While the intellectual project of postcolonialism thus raises questions about the universal presumptions of an epistemology which conceived Asia as a mirror for European conceptions of the world, on a political level, postcolonialism represents, in the words of Kishore Mahbubani, ''an effort [by Asians] to define their own personal, social, and national identities that enhances their sense of self esteem in a world in which their immediate ancestors had subconsciously accepted the fact that they were lesser beings in theWestern universe.'' It is in this context that the political discourse of 'Asian values' or 'the Asian way' may be viewed. In March 1993 an Asian Summit was held in Bangkok to determine specifically Asian approaches to human rights. It was concluded that there was no single definition of human rights either within Asia or the wider world.

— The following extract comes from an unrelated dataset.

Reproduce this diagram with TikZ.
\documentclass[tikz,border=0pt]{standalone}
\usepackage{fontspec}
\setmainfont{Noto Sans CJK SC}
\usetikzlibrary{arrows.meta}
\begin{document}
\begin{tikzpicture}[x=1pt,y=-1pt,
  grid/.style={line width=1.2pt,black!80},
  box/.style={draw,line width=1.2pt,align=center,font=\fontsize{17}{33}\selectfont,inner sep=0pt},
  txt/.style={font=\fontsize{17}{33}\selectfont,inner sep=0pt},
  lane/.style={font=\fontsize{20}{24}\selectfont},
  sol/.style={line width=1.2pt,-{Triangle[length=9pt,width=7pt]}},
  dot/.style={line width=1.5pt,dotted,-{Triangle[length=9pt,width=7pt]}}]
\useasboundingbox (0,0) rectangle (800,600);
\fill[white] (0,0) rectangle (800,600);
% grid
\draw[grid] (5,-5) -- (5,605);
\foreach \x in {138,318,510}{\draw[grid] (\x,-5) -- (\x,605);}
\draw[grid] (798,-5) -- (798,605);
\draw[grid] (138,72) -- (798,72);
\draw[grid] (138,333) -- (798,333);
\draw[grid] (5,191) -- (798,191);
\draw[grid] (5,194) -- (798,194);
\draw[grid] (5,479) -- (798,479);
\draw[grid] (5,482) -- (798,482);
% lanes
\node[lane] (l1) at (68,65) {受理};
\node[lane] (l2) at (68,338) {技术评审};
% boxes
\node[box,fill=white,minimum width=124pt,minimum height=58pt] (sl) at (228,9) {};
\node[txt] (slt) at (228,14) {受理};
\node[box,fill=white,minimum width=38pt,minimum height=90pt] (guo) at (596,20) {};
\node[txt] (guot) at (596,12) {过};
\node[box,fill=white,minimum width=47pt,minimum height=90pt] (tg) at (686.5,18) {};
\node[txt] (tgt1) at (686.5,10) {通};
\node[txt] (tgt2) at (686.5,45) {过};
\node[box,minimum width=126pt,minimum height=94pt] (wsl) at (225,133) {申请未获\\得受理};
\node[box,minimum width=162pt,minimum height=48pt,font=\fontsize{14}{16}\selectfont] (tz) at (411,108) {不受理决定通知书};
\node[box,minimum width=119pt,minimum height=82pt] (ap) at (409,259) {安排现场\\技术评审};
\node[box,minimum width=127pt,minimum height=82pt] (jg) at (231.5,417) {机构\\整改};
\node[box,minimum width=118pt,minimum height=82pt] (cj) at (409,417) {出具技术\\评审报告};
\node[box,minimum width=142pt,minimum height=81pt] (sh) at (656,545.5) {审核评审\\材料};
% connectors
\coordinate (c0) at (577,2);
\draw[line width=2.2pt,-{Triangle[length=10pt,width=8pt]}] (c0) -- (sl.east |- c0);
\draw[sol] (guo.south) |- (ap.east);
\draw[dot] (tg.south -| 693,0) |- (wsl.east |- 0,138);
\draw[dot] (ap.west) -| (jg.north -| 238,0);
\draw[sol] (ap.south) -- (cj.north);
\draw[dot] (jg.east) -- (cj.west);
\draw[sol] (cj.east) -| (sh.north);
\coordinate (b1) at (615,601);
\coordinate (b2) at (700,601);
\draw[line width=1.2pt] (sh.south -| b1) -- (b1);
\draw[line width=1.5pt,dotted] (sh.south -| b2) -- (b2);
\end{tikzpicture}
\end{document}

This reflected a broader postcolonial project of reconfiguring universal values as local, fragmented, and particular. This discourse marks an effort to not simply appropriate and invert Eurocentric thinking about Asia, but to re imagine Asia as a viable alternative to the West. Such an effort has accompanied the rising economic power of Asian states as well as the eclipsing of Cold War geopolitics by globalization as the dominant reference point for asserting the existence of Asia as a coherent space of some kind.